# Radial Engine Plans



## Jkrych (Apr 15, 2022)

Looking for plans- lots of references to the edwards 5cyl, but most of those links are expired. 

Are any others available?


----------



## Desmo (Apr 15, 2022)

Construction plans model engines
					






					www.cad-modelltechnik-jung.de
				




That link should get you to the English language page. Radial plans from 3 to 9 cylinders.


----------



## petertha (Apr 16, 2022)

The Edwards plans are still available as free download & nothing has changed design wise since the builds. Although some folks may have made changes on their own. Edwards has a pump lubrication system

Ohrndorf offers a 5-cyl radial. Has enclosed rockers & pushrod tubes so slightly different cosmetic flavor. Note that you must also purchase his 9-cylinder plans because some parts are common.

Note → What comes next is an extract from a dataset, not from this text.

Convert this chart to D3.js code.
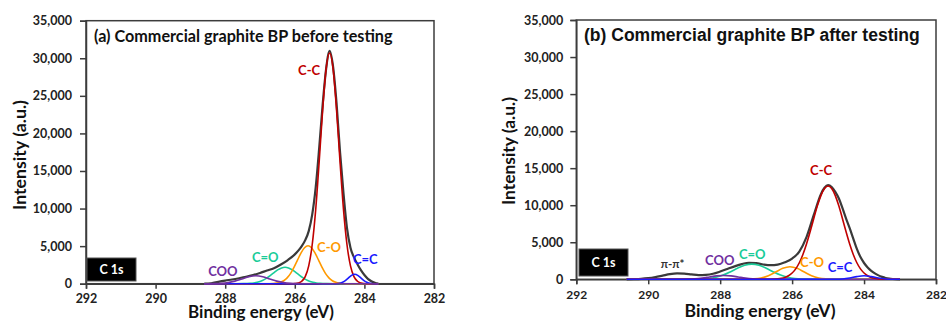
<!DOCTYPE html>
<html><head><meta charset="utf-8">
<script src="https://cdn.jsdelivr.net/npm/d3@7"></script>
<style>body{margin:0;background:#fff}svg{display:block}</style>
</head><body><svg id="c" width="946" height="322"></svg>
<script>
// ---------- DATA (binding energy eV, intensity a.u.) ----------
const xTicks = [292, 290, 288, 286, 284, 282];
const yTicks = [0, 5000, 10000, 15000, 20000, 25000, 30000, 35000];

// Panel (a): before testing
const aEnvelope = [[288.6,0],[288.4,50],[288.2,250],[288.0,420],[287.8,560],[287.6,730],[287.4,920],[287.2,1150],[287.0,1430],[286.8,1750],[286.6,2050],[286.4,2550],[286.2,3150],[286.0,3900],[285.9,4400],[285.8,5000],[285.7,5800],[285.6,7000],[285.5,9200],[285.4,12800],[285.3,18000],[285.2,23800],[285.1,28600],[285.0,31000],[284.9,28900],[284.8,24000],[284.7,17500],[284.6,12000],[284.5,7400],[284.4,4800],[284.3,3500],[284.2,2600],[284.1,1800],[284.0,1150],[283.9,650],[283.8,330],[283.7,120],[283.6,0]];
const aCC  = [[288.6,0],[286.1,0],[286.0,25],[285.9,96],[285.8,323],[285.7,940],[285.6,2370],[285.5,5180],[285.4,9830],[285.3,16200],[285.2,23100],[285.1,28600],[285.0,30700],[284.9,28600],[284.8,23100],[284.7,16200],[284.6,9830],[284.5,5180],[284.4,2370],[284.3,940],[284.2,323],[284.1,96],[284.0,25],[283.9,0],[283.6,0]];
const aCO  = [[288.6,0],[286.82,0],[286.62,28],[286.52,75],[286.42,181],[286.32,394],[286.22,776],[286.12,1375],[286.02,2200],[285.92,3160],[285.82,4100],[285.72,4790],[285.62,5050],[285.52,4790],[285.42,4100],[285.32,3160],[285.22,2200],[285.12,1375],[285.02,776],[284.92,394],[284.82,181],[284.72,75],[284.62,28],[284.42,0],[283.6,0]];
const aCdO = [[288.6,0],[287.68,0],[287.48,8],[287.28,46],[287.18,96],[287.08,185],[286.98,329],[286.88,545],[286.78,830],[286.68,1180],[286.58,1540],[286.48,1870],[286.38,2100],[286.28,2180],[286.18,2100],[286.08,1870],[285.98,1540],[285.88,1180],[285.78,830],[285.68,545],[285.58,329],[285.48,185],[285.38,96],[285.28,46],[285.08,8],[284.88,0],[283.6,0]];
const aCOO = [[288.6,0],[288.52,0],[288.32,12],[288.12,46],[287.92,142],[287.72,341],[287.52,637],[287.32,927],[287.12,1050],[286.92,927],[286.72,637],[286.52,341],[286.32,142],[286.12,46],[285.92,12],[285.72,0],[283.6,0]];
const aCdC = [[288.6,0],[284.88,0],[284.78,26],[284.68,106],[284.58,312],[284.48,675],[284.38,1070],[284.28,1250],[284.18,1070],[284.08,675],[283.98,312],[283.88,106],[283.78,26],[283.68,0],[283.6,0]];

// Panel (b): after testing
const bEnvelope = [[290.6,0],[290.4,20],[290.2,60],[290.0,150],[289.8,300],[289.6,500],[289.4,700],[289.2,800],[289.0,770],[288.8,660],[288.6,560],[288.4,600],[288.2,750],[288.0,1050],[287.8,1400],[287.6,1750],[287.4,2050],[287.2,2230],[287.0,2180],[286.8,2000],[286.6,1900],[286.4,1980],[286.2,2300],[286.0,2800],[285.8,3750],[285.6,5700],[285.4,8650],[285.2,11500],[285.1,12350],[285.0,12700],[284.9,12450],[284.8,11800],[284.7,10900],[284.6,9600],[284.5,8200],[284.4,6900],[284.3,5500],[284.2,4100],[284.1,3000],[284.0,2200],[283.9,1600],[283.8,1150],[283.7,800],[283.6,530],[283.5,330],[283.4,180],[283.3,90],[283.2,40],[283.0,0]];
const bCC  = [[290.6,0],[286.7,0],[286.5,29],[286.4,63],[286.3,131],[286.2,257],[286.1,480],[286.0,845],[285.9,1410],[285.8,2235],[285.7,3350],[285.6,4760],[285.5,6410],[285.4,8180],[285.3,9880],[285.2,11300],[285.1,12260],[285.0,12600],[284.9,12260],[284.8,11300],[284.7,9880],[284.6,8180],[284.5,6410],[284.4,4760],[284.3,3350],[284.2,2235],[284.1,1410],[284.0,845],[283.9,480],[283.8,257],[283.7,131],[283.6,63],[283.5,29],[283.3,0],[283.0,0]];
const bCO  = [[290.6,0],[287.46,0],[287.26,12],[287.06,53],[286.86,186],[286.66,489],[286.46,977],[286.26,1480],[286.06,1700],[285.86,1480],[285.66,977],[285.46,489],[285.26,186],[285.06,53],[284.86,12],[284.66,0],[283.0,0]];
const bCdO = [[290.6,0],[288.92,0],[288.72,12],[288.52,41],[288.32,115],[288.12,277],[287.92,570],[287.72,998],[287.52,1490],[287.32,1890],[287.12,2050],[286.92,1890],[286.72,1490],[286.52,998],[286.32,570],[286.12,277],[285.92,115],[285.72,41],[285.52,12],[285.32,0],[283.0,0]];
const bCOO = [[290.6,0],[289.3,0],[289.1,6],[288.9,23],[288.7,70],[288.5,169],[288.3,316],[288.1,459],[287.9,520],[287.7,459],[287.5,316],[287.3,169],[287.1,70],[286.9,23],[286.7,6],[286.5,0],[283.0,0]];
const bCdC = [[290.6,0],[285.0,0],[284.8,8],[284.6,47],[284.4,169],[284.2,364],[284.0,470],[283.8,364],[283.6,169],[283.4,47],[283.2,8],[283.0,0]];

// ---------- DRAWING ----------
const svg = d3.select('#c');
const LATO = 'Lato, "DejaVu Sans", sans-serif';
const ARIAL = '"Liberation Sans", Arial, sans-serif';
const AX = '#3c3c3c';
const COL = {env:'#3a3a3a', cc:'#c00000', co:'#ff9900', cdo:'#19cc99', coo:'#7030a0', cdc:'#1a1aff'};

function fit(sel, target){
  const w = sel.node().getComputedTextLength();
  const fs = parseFloat(sel.attr('font-size'));
  sel.attr('font-size', (fs*target/w).toFixed(2));
  return sel;
}

function panel(cfg){
  const x = d3.scaleLinear().domain([292,282]).range([cfg.x0,cfg.x1]);
  const y = d3.scaleLinear().domain([0,35000]).range([cfg.y1,cfg.y0]);
  const g = svg.append('g');

  const xa = g.append('g').attr('transform',`translate(0,${cfg.y1})`)
    .call(d3.axisBottom(x).tickValues(xTicks).tickSize(5).tickPadding(cfg.xpad).tickFormat(d3.format('d')));
  const ya = g.append('g').attr('transform',`translate(${cfg.x0},0)`)
    .call(d3.axisLeft(y).tickValues(yTicks).tickSize(6).tickPadding(cfg.ypad).tickFormat(d3.format(',')));
  [xa,ya].forEach(a=>{
    a.selectAll('path,line').attr('stroke',AX).attr('stroke-width',1.5);
    a.selectAll('text').attr('font-family',LATO).attr('font-weight','bold').attr('fill','#222');
  });
  xa.selectAll('text').attr('font-size',cfg.xfs);
  ya.selectAll('text').attr('font-size',12.5);

  g.append('rect').attr('x',cfg.x0).attr('y',cfg.y0).attr('width',cfg.x1-cfg.x0).attr('height',cfg.y1-cfg.y0)
    .attr('fill','none').attr('stroke',AX).attr('stroke-width',1.5);

  const line = d3.line().x(d=>x(d[0])).y(d=>y(d[1])).curve(d3.curveMonotoneX);
  g.append('path').datum(cfg.env).attr('d',line).attr('fill','none').attr('stroke',COL.env).attr('stroke-width',2.2);
  cfg.comps.forEach(c=>{
    g.append('path').datum(c.data).attr('d',line).attr('fill','none').attr('stroke',c.color).attr('stroke-width',1.6);
  });

  // peak labels
  cfg.labels.forEach(l=>{
    g.append('text').attr('x',x(l.be)).attr('y',y(l.i)).attr('text-anchor',l.anchor||'start')
      .attr('font-family',LATO).attr('font-weight','bold').attr('font-size',l.fs||13).attr('fill',l.color).text(l.t);
  });

  // C 1s box
  g.append('rect').attr('x',cfg.box[0]).attr('y',cfg.box[1]).attr('width',cfg.box[2]).attr('height',cfg.box[3])
    .attr('fill','#000').attr('stroke','#555').attr('stroke-width',1);
  g.append('text').attr('x',cfg.box[0]+cfg.box[2]/2).attr('y',cfg.box[1]+cfg.box[3]/2+4.5).attr('text-anchor','middle')
    .attr('font-family',LATO).attr('font-weight','bold').attr('font-size',12.5).attr('fill','#fff').text('C 1s');

  // title
  fit(g.append('text').attr('x',cfg.title.x).attr('y',cfg.title.y).attr('font-family',cfg.title.font)
    .attr('font-weight','bold').attr('font-size',15).attr('fill','#111').text(cfg.title.t), cfg.title.w);

  // axis titles
  fit(g.append('text').attr('x',cfg.xt.x).attr('y',cfg.xt.y).attr('text-anchor','middle').attr('font-family',LATO)
    .attr('font-weight','bold').attr('font-size',16).attr('fill','#111').text('Binding energy (eV)'), cfg.xt.w);
  fit(g.append('text').attr('transform',`translate(${cfg.yt.x},${cfg.yt.y}) rotate(-90)`).attr('text-anchor','middle')
    .attr('font-family',LATO).attr('font-weight','bold').attr('font-size',16).attr('fill','#111').attr('dy','0.35em')
    .text('Intensity (a.u.)'), cfg.yt.w);
}

panel({
  x0:86, x1:434, y0:20.7, y1:283.7, xpad:5, ypad:8, xfs:12.5,
  env:aEnvelope,
  comps:[{data:aCdO,color:COL.cdo},{data:aCO,color:COL.co},{data:aCC,color:COL.cc},{data:aCdC,color:COL.cdc},{data:aCOO,color:COL.coo}],
  labels:[
    {t:'C-C', be:285.59, i:27800, color:COL.cc, anchor:'middle'},
    {t:'C-O', be:285.36, i:4200, color:COL.co},
    {t:'C=C', be:284.33, i:2600, color:COL.cdc},
    {t:'C=O', be:287.23, i:2880, color:COL.cdo},
    {t:'COO', be:288.49, i:1020, color:COL.coo}
  ],
  box:[87,258,49,23],
  title:{t:'(a) Commercial graphite BP before testing', x:94, y:42, w:299, font:LATO},
  xt:{x:261, y:318, w:146},
  yt:{x:20, y:155, w:110}
});

panel({
  x0:576.3, x1:936, y0:20, y1:279.3, xpad:6, ypad:7, xfs:12,
  env:bEnvelope,
  comps:[{data:bCdO,color:COL.cdo},{data:bCO,color:COL.co},{data:bCOO,color:COL.coo},{data:bCC,color:COL.cc},{data:bCdC,color:COL.cdc}],
  labels:[
    {t:'C-C', be:285.5, i:14080, color:COL.cc},
    {t:'C=O', be:287.48, i:2740, color:COL.cdo},
    {t:'C-O', be:285.78, i:1675, color:COL.co},
    {t:'C=C', be:285.01, i:985, color:COL.cdc},
    {t:'COO', be:288.42, i:1950, color:COL.coo},
    {t:'π-π*', be:289.65, i:1525, color:'#333', fs:11.5}
  ],
  box:[579,249,49,27],
  title:{t:'(b) Commercial graphite BP after testing', x:584, y:41, w:336, font:ARIAL},
  xt:{x:760, y:317, w:151},
  yt:{x:509, y:151, w:108}
});
</script></body></html>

Makes it net more expensive proposition if only building the 5-cylinder. Original design calls for nose case bath lubrication. I'm building mine as mist flow through (like the Jung above & most/all? commercial methanol glow radials).









						Martin Ohrndorf Modellbau & Technik | Martin Ohrndorf Modellbau & Technik
					

Motorbaupläne von Martin Ohrndorf Ausführliche Stücklisten Verständliche Bauanleitungen Übersichtliche Zeichnungen Die Baupläne enthalten Darstellungen der Einzelteile sowie Ansichten und Schnitte…




					www.engineman.de


----------



## Reno (Apr 17, 2022)

Hi this may help

Best Regards 
David


----------



## stevehuckss396 (Apr 17, 2022)

Ageless Engines


----------



## Jkrych (Apr 17, 2022)

Thank you everyone for the links. 

My next question- will the second row of a radial balance out the first row like a boxer? Or will that only work with 4 rows of cylinders?


----------



## ninefinger (Apr 17, 2022)

There's also the 1/4 scale Wright Whirlwind J-5 as designed by Karl-Erik Olsryd 
Grabcad link

lots of nice renders, but importantly there are PDF's of the drawings as well.
Not sure if the castings are still available - the family website I bought from is long gone...


----------



## Bentwings (Apr 18, 2022)

Jkrych said:


> Thank you everyone for the links.
> 
> My next question- will the second row of a radial balance out the first row like a boxer? Or will that only work with 4 rows of cylinders?


hogson radial has balance built into the crankshaft. The one I saw run purred like a kitten 
It’s a complicated build but quite a number have been built. I have the drawing set and small casting he supplies he is very good support person too . 
Byron


----------



## ninefinger (Apr 18, 2022)

Also, forgot to mention the Morton M5, $6 buys you the digital back issue of the magazine with the build and the drawings.
Model Engine Builder - Issue 2 

Mike


----------



## Whittler (Apr 19, 2022)

Nine finger mentions the Karl-Eric Olsryd engine.  I’m in the process of building this, having bought an incomplete set of castings some time ago.  New castings are unfortunately not available, which would be an added challenge if trying to make from plans.  Making the planetary housing from bar stock as opposed to a casting was a major obstacle for me. Hopefully it works!


----------



## Bentwings (Apr 19, 2022)

Whittler said:


> Nine finger mentions the Karl-Eric Olsryd engine.  I’m in the process of building this, having bought an incomplete set of castings some time ago.  New castings are unfortunately not available, which would be an added challenge if trying to make from plans.  Making the planetary housing from bar stock as opposed to a casting was a major obstacle for me. Hopefully it works!
> 
> View attachment 135727


Nice work!
Byron


----------